Sociogeny (French: sociogénie, from the Latin socius, i.e., "association" or "social," and the Greek γένεσις, denoting "origin"[1][2]) or sociogenesis is the development of a social phenomenon. That a phenomenon is sociogenetic thus indicates that it is socially produced, as opposed to ontologically given, immutable, or static. The concept was developed by Frantz Fanon in his 1952 book Black Skin, White Masks.

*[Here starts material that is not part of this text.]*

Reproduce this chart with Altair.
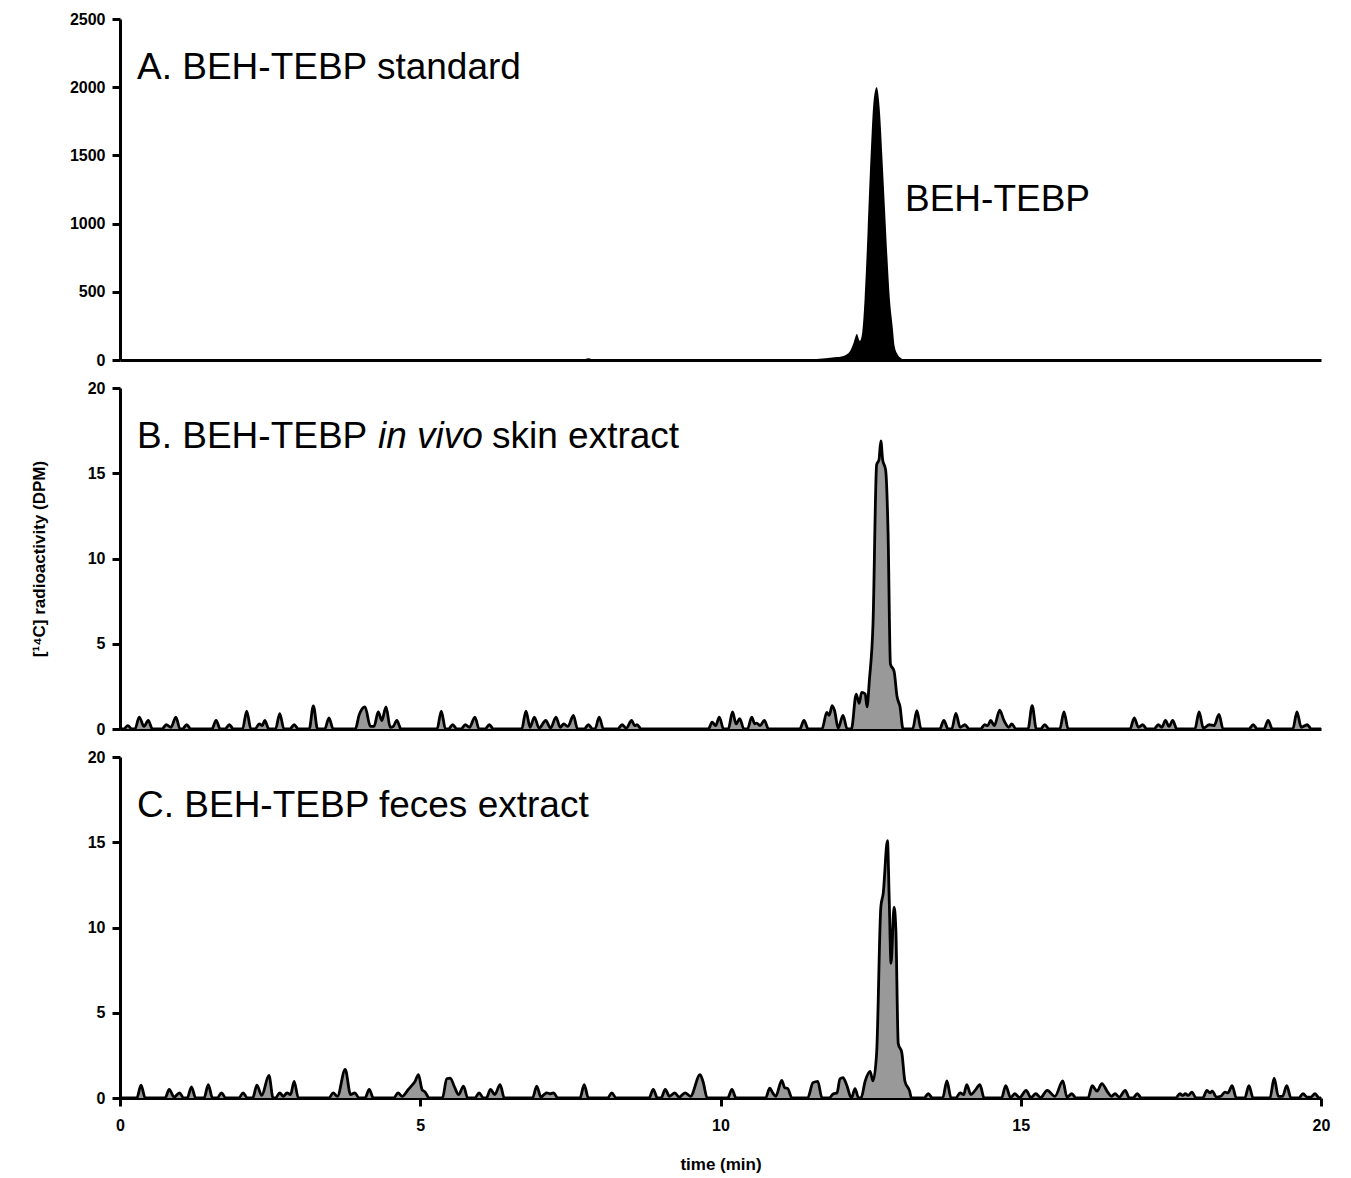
import altair as alt
import pandas as pd

# ---------------- data ----------------
x_ticks = [0, 5, 10, 15, 20]
a_ticks = [0, 500, 1000, 1500, 2000, 2500]
bc_ticks = [0, 5, 10, 15, 20]

panel_a_title = ["A. BEH-TEBP standard"]
panel_b_title = ["B. BEH-TEBP", "in vivo", "skin extract"]
panel_c_title = ["C. BEH-TEBP feces extract"]
peak_label = ["BEH-TEBP"]
y_title = "[¹⁴C] radioactivity (DPM)"
x_title = "time (min)"

# Panel A: standard (DPM)
a_time = [0, 7.7, 7.8, 7.9, 11.3, 11.6, 11.9, 12.05, 12.15, 12.22, 12.27, 12.32,
          12.36, 12.40, 12.45, 12.50, 12.55, 12.60, 12.65, 12.70, 12.74, 12.78,
          12.82, 12.87, 12.90, 12.95, 13.0, 13.1, 20]
a_value = [0, 0, 12, 0, 0, 8, 20, 30, 60, 130, 190, 140,
           200, 450, 950, 1500, 1900, 2000, 1850, 1450, 1100, 750,
           450, 230, 100, 40, 15, 0, 0]

# Panel B: in vivo skin extract (DPM)
b_time = [0,
          0.06, 0.13, 0.2,
          0.25, 0.32, 0.4, 0.47, 0.54,
          0.7, 0.77, 0.85, 0.93, 1.0,
          1.04, 1.11, 1.18,
          1.53, 1.6, 1.67,
          1.75, 1.82, 1.89,
          2.04, 2.11, 2.18,
          2.25, 2.32, 2.37, 2.41, 2.48,
          2.59, 2.66, 2.73,
          2.83, 2.9, 2.97,
          3.15, 3.22, 3.29,
          3.41, 3.48, 3.55,
          3.92, 3.98, 4.08, 4.17, 4.23, 4.3, 4.36, 4.43, 4.5, 4.55, 4.61, 4.68,
          5.28, 5.35, 5.42,
          5.47, 5.54, 5.61,
          5.68, 5.75, 5.82, 5.91, 5.98,
          6.08, 6.15, 6.22,
          6.69, 6.76, 6.83, 6.9, 6.98, 7.09, 7.17, 7.26, 7.33, 7.39, 7.46, 7.55, 7.62,
          7.73, 7.8, 7.87,
          7.91, 7.98, 8.05,
          8.29, 8.36, 8.43, 8.52, 8.57, 8.61, 8.68,
          9.8, 9.86, 9.92, 9.98, 10.05,
          10.13, 10.2, 10.26, 10.32, 10.39,
          10.45, 10.52, 10.57, 10.6, 10.66, 10.73, 10.8,
          11.32, 11.39, 11.46,
          11.69, 11.77, 11.81, 11.86, 11.9, 11.96, 12.04, 12.11,
          12.18, 12.26, 12.31, 12.35, 12.41, 12.44, 12.48, 12.54, 12.6, 12.64, 12.67,
          12.7, 12.75, 12.79, 12.83, 12.89, 12.94, 12.99, 13.04,
          13.2, 13.27, 13.34,
          13.65, 13.72, 13.79,
          13.85, 13.92, 13.99, 14.07, 14.14,
          14.33, 14.4, 14.45, 14.5, 14.56, 14.65, 14.72, 14.8, 14.85, 14.92,
          15.12, 15.19, 15.26,
          15.33, 15.4, 15.47,
          15.65, 15.72, 15.79,
          16.82, 16.89, 16.96, 17.03, 17.1,
          17.22, 17.29, 17.35, 17.41, 17.47, 17.53, 17.6,
          17.9, 17.97, 18.04, 18.14, 18.22, 18.3, 18.37,
          18.8, 18.87, 18.94,
          19.05, 19.12, 19.19,
          19.53, 19.6, 19.67, 19.77, 19.84,
          20]
b_value = [0,
           0, 0.2, 0,
           0, 0.7, 0.15, 0.5, 0,
           0, 0.25, 0.1, 0.7, 0,
           0, 0.25, 0,
           0, 0.5, 0,
           0, 0.25, 0,
           0, 1.05, 0,
           0, 0.3, 0.2, 0.5, 0,
           0, 0.9, 0,
           0, 0.25, 0,
           0, 1.35, 0,
           0, 0.65, 0,
           0, 0.8, 1.3, 0.15, 0.15, 1.0, 0.5, 1.3, 0.1, 0.15, 0.5, 0,
           0, 1.05, 0,
           0, 0.25, 0,
           0, 0.25, 0.1, 0.7, 0,
           0, 0.25, 0,
           0, 1.05, 0.1, 0.7, 0.05, 0.5, 0.05, 0.7, 0.1, 0.3, 0.15, 0.8, 0,
           0, 0.25, 0,
           0, 0.7, 0,
           0, 0.25, 0.05, 0.5, 0.2, 0.25, 0,
           0, 0.4, 0.2, 0.7, 0,
           0, 1.0, 0.3, 0.6, 0,
           0, 0.7, 0.3, 0.35, 0.2, 0.5, 0,
           0, 0.5, 0,
           0, 0.98, 0.8, 1.37, 1.07, 0.05, 0.8, 0,
           0, 2.05, 1.5, 2.15, 2.05, 1.3, 2.9, 6.2, 15.5, 15.8, 16.9,
           15.8, 15.2, 11.6, 3.8, 3.4, 1.9, 1.3, 0,
           0, 1.07, 0,
           0, 0.5, 0,
           0, 0.92, 0.1, 0.25, 0,
           0, 0.25, 0.2, 0.5, 0.2, 1.1, 0.5, 0.1, 0.3, 0,
           0, 1.37, 0,
           0, 0.25, 0,
           0, 1.0, 0,
           0, 0.65, 0.1, 0.25, 0,
           0, 0.25, 0.1, 0.5, 0.15, 0.5, 0,
           0, 1.0, 0.05, 0.25, 0.2, 0.85, 0,
           0, 0.25, 0,
           0, 0.5, 0,
           0, 1.0, 0.1, 0.25, 0,
           0]

# Panel C: feces extract (DPM)
c_time = [0,
          0.28, 0.35, 0.42,
          0.75, 0.82, 0.9, 0.99, 1.06,
          1.12, 1.19, 1.26,
          1.4, 1.47, 1.54,
          1.62, 1.69, 1.76,
          1.98, 2.05, 2.12,
          2.21, 2.28, 2.36, 2.48, 2.55,
          2.59, 2.66, 2.72, 2.78, 2.84, 2.9, 2.97,
          3.48, 3.55, 3.62, 3.75, 3.84, 3.91, 3.98,
          4.08, 4.15, 4.22,
          4.56, 4.63, 4.7, 4.8, 4.85, 4.91, 4.97, 5.03, 5.08, 5.15,
          5.37, 5.44, 5.5, 5.57, 5.64, 5.72, 5.79,
          5.91, 5.98, 6.05,
          6.1, 6.17, 6.24, 6.33, 6.4,
          6.87, 6.94, 7.01, 7.06, 7.11, 7.16, 7.22, 7.29,
          7.66, 7.73, 7.8,
          8.12, 8.19, 8.26,
          8.81, 8.88, 8.95,
          9.01, 9.08, 9.15, 9.24, 9.31, 9.41, 9.5, 9.66, 9.71, 9.78,
          10.12, 10.19, 10.26,
          10.75, 10.82, 10.87, 10.92, 11.02, 11.07, 11.12, 11.19,
          11.45, 11.54, 11.62, 11.69,
          11.81, 11.88, 11.94, 11.99, 12.04, 12.1, 12.18, 12.24, 12.3,
          12.34, 12.41, 12.49, 12.54, 12.6, 12.67, 12.71, 12.78, 12.81, 12.84,
          12.89, 12.92, 12.96, 13.02, 13.07, 13.15, 13.18,
          13.39, 13.46, 13.53,
          13.7, 13.77, 13.84,
          13.92, 13.99, 14.05, 14.1, 14.17, 14.24, 14.32, 14.39,
          14.68, 14.75, 14.83, 14.9, 14.98, 15.09, 15.17, 15.25, 15.33, 15.44,
          15.57, 15.7, 15.77, 15.85, 15.92,
          16.12, 16.19, 16.27, 16.35, 16.45, 16.51, 16.57, 16.64, 16.74, 16.81,
          16.87, 16.94, 17.01,
          17.58, 17.65, 17.7, 17.74, 17.79, 17.85, 17.92,
          18.03, 18.1, 18.15, 18.19, 18.26, 18.33, 18.4, 18.45, 18.52, 18.59,
          18.73, 18.8, 18.87,
          19.15, 19.22, 19.29, 19.36, 19.43, 19.5,
          19.63, 19.7, 19.77, 19.83, 19.9, 19.97,
          20]
c_value = [0,
           0, 0.75, 0,
           0, 0.5, 0.05, 0.3, 0,
           0, 0.65, 0,
           0, 0.78, 0,
           0, 0.3, 0,
           0, 0.3, 0,
           0, 0.75, 0.15, 1.33, 0,
           0, 0.3, 0.1, 0.3, 0.2, 0.98, 0,
           0, 0.3, 0.1, 1.68, 0.2, 0.3, 0,
           0, 0.5, 0,
           0, 0.3, 0.1, 0.5, 0.7, 0.95, 1.37, 0.5, 0.35, 0,
           0, 1.13, 1.17, 0.65, 0.2, 0.7, 0,
           0, 0.3, 0,
           0, 0.5, 0.2, 0.78, 0,
           0, 0.7, 0.05, 0.2, 0.3, 0.25, 0.3, 0,
           0, 0.78, 0,
           0, 0.3, 0,
           0, 0.5, 0,
           0, 0.5, 0.1, 0.3, 0.05, 0.3, 0.1, 1.37, 0.95, 0,
           0, 0.5, 0,
           0, 0.58, 0.3, 0.1, 1.03, 0.6, 0.55, 0,
           0, 0.9, 0.98, 0,
           0, 0.25, 0.3, 1.13, 1.2, 0.78, 0, 0.55, 0,
           0, 1.0, 1.56, 1.0, 2.64, 11.2, 12.0, 15.1, 11.6, 7.9,
           11.2, 9.9, 3.2, 2.64, 1.0, 0.4, 0,
           0, 0.25, 0,
           0, 1.0, 0,
           0, 0.3, 0.2, 0.78, 0.2, 0.45, 0.78, 0,
           0, 0.72, 0.02, 0.25, 0.02, 0.45, 0.02, 0.25, 0.02, 0.45,
           0.1, 1.0, 0.05, 0.25, 0,
           0, 0.72, 0.4, 0.84, 0.33, 0.1, 0.25, 0.05, 0.45, 0,
           0, 0.25, 0,
           0, 0.25, 0.15, 0.25, 0.15, 0.35, 0,
           0, 0.45, 0.3, 0.4, 0.05, 0.1, 0.35, 0.3, 0.72, 0,
           0, 0.72, 0,
           0, 1.17, 0.1, 0.1, 0.72, 0,
           0, 0.25, 0.05, 0.05, 0.25, 0,
           0]

assert len(a_time) == len(a_value)
assert len(b_time) == len(b_value)
assert len(c_time) == len(c_value)

# ---------------- chart ----------------
W, H = 1201, 341
FONT = "Liberation Sans"
TITLE_SIZE = 37


def label_layer(text, px, py, size=TITLE_SIZE, style="normal"):
    return alt.Chart(pd.DataFrame({"label": [text]})).mark_text(
        align="left", baseline="alphabetic", font=FONT, fontSize=size,
        fontStyle=style, color="black"
    ).encode(x=alt.value(px), y=alt.value(py), text="label:N")


def area_layer(times, values, ymax, yticks, fill, outlined, show_x, ytitle=None):
    df = pd.DataFrame({"time": times, "dpm": values})
    if outlined:
        base = alt.Chart(df).mark_area(
            interpolate="monotone", color=fill, opacity=1,
            line={"color": "black", "strokeWidth": 2.8}
        )
    else:
        base = alt.Chart(df).mark_area(interpolate="monotone", color=fill, opacity=1)
    if show_x:
        xaxis = alt.Axis(values=x_ticks, title=x_title, labelPadding=11,
                         titlePadding=23, labelFlush=False, format="d")
    else:
        xaxis = alt.Axis(labels=False, ticks=False, title=None)
    if ytitle:
        yaxis = alt.Axis(values=yticks, title=ytitle, titlePadding=39, format="d")
    else:
        yaxis = alt.Axis(values=yticks, title=None, format="d")
    return base.encode(
        x=alt.X("time:Q", scale=alt.Scale(domain=[0, 20], nice=False, zero=False), axis=xaxis),
        y=alt.Y("dpm:Q", scale=alt.Scale(domain=[0, ymax], nice=False), axis=yaxis),
    )


panel_a = alt.layer(
    area_layer(a_time, a_value, 2500, a_ticks, "black", False, False),
    label_layer(panel_a_title[0], 17, 60),
    label_layer(peak_label[0], 785, 192),
).properties(width=W, height=H)

panel_b = alt.layer(
    area_layer(b_time, b_value, 20, bc_ticks, "#999999", True, False, y_title),
    label_layer(panel_b_title[0], 17, 60),
    label_layer(panel_b_title[1], 258, 60, style="italic"),
    label_layer(panel_b_title[2], 372, 60),
).properties(width=W, height=H)

panel_c = alt.layer(
    area_layer(c_time, c_value, 20, bc_ticks, "#999999", True, True),
    label_layer(panel_c_title[0], 17, 60),
).properties(width=W, height=H)

chart = alt.vconcat(panel_a, panel_b, panel_c, spacing=12).properties(
    padding={"left": 22, "top": 3, "right": 10, "bottom": 5}
).configure_axis(
    domainColor="black", domainWidth=3, tickColor="black", tickWidth=3,
    tickSize=8, labelFont=FONT, labelFontSize=16, labelFontWeight="bold",
    labelColor="black", labelPadding=7, titleFont=FONT, titleFontSize=17,
    titleFontWeight="bold", titleColor="black", grid=False,
).configure_view(stroke=None)

chart.save("out.html", embed_options={"renderer": "svg", "actions": False})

Fanon was a Martinican writer, revolutionary, and psychoanalyst whose work focused on the pathologies and neuroses produced through European colonialism.[3] In Black Skin, White Masks, Fanon expanded upon Freud's concepts of ontogeny and phylogeny, alongside which Fanon placed sociogeny.[4] Freud employed ontogeny, a term borrowed from the field of biology, to describe the natural development of the individual subject; phylogeny, Freud proposed, could be used to understand the development of groups of subjects, such as families or societies.[5] Building upon Freud's work, Fanon developed the concept of sociogeny, which he employed to articulate how socially produced phenomena, such as poverty or crime, are linked to certain population groups as if those groups were biologically or ontogenetically predisposed towards those phenomena. The conflation of sociogeny and ontogeny - i.e., the conflation of a sociogenetic phenomena with an ontogenetic or "natural" predilection - plays an important role in the social construction of race, according to Fanon.[6]
Since the time of Fanon's writing, the concept of sociogeny has been taken up by many scholars in disciplines such as sociology, psychology, Black studies, Women's studies, and Postcolonial studies.[7][8][9][10][11][12][13] In particular, sociogeny has been a cornerstone in the thinking of Sylvia Wynter.[14][15]